Start
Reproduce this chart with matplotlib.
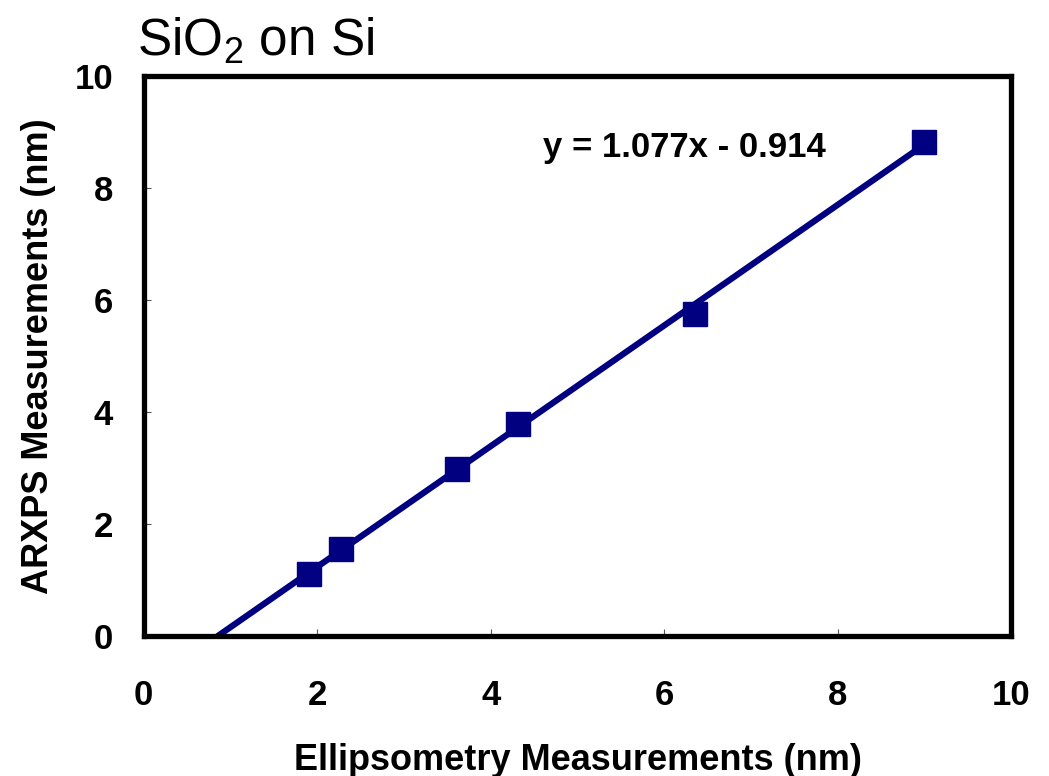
import numpy as np
import matplotlib
matplotlib.use("Agg")
import matplotlib.pyplot as plt

plt.rcParams['font.family'] = ['Liberation Sans', 'DejaVu Sans']
plt.rcParams['mathtext.fontset'] = 'custom'
plt.rcParams['mathtext.rm'] = 'Liberation Sans'
plt.rcParams['mathtext.it'] = 'Liberation Sans'

# ellipsometry vs ARXPS oxide thickness (nm)
ellipsometry = [1.90, 2.27, 3.61, 4.31, 6.35, 9.00]
arxps = [1.12, 1.55, 2.98, 3.79, 5.76, 8.82]
slope = 1.077
intercept = -0.914

fig = plt.figure(figsize=(10.49, 7.76), dpi=100)
ax = fig.add_axes([0.137, 0.18, 0.827, 0.722])

navy = '#000080'
x_fit = np.array([-intercept / slope, max(ellipsometry)])
ax.plot(x_fit, slope * x_fit + intercept, color=navy, lw=4.5, solid_capstyle='butt', zorder=2)
ax.plot(ellipsometry, arxps, 's', color=navy, ms=17, zorder=3)

ax.set_xlim(0, 10)
ax.set_ylim(0, 10)
ax.set_xticks(range(0, 11, 2))
ax.set_yticks(range(0, 11, 2))
for s in ax.spines.values():
    s.set_linewidth(3.8)
ax.tick_params(direction='in', length=5, width=0.8, color='#555555', labelsize=25)
for lbl in ax.get_xticklabels() + ax.get_yticklabels():
    lbl.set_fontweight('bold')
ax.tick_params(axis='x', pad=31)
ax.tick_params(axis='y', pad=22)

ax.set_xlabel('Ellipsometry Measurements (nm)', fontsize=26, fontweight='bold', labelpad=22)
ax.set_ylabel('ARXPS Measurements (nm)', fontsize=26, fontweight='bold', labelpad=13)

ax.text(4.6, 8.72, 'y = 1.077x - 0.914', fontsize=25, fontweight='bold', va='center')
fig.text(0.131, 0.947, r'SiO$_{\rm 2}$ on Si', fontsize=37, va='center')

fig.savefig('out.png', dpi=100, facecolor='white')
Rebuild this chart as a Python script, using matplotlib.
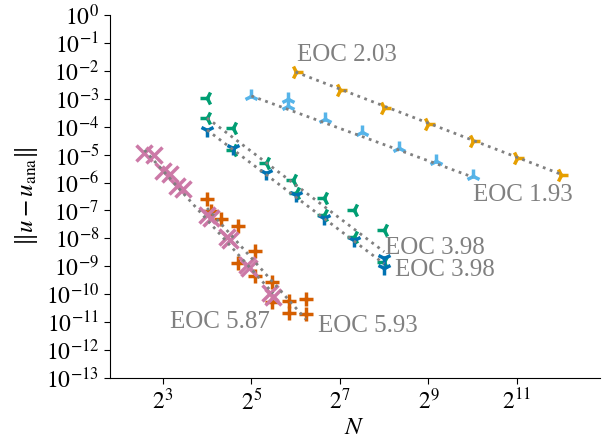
End
• **PROBLEM DETAILS**
Identify and extract each line of the listing that contains "chart".

• **REPLY TO THE TASK**
Reproduce this chart with matplotlib.
Rebuild this chart as a Python script, using matplotlib.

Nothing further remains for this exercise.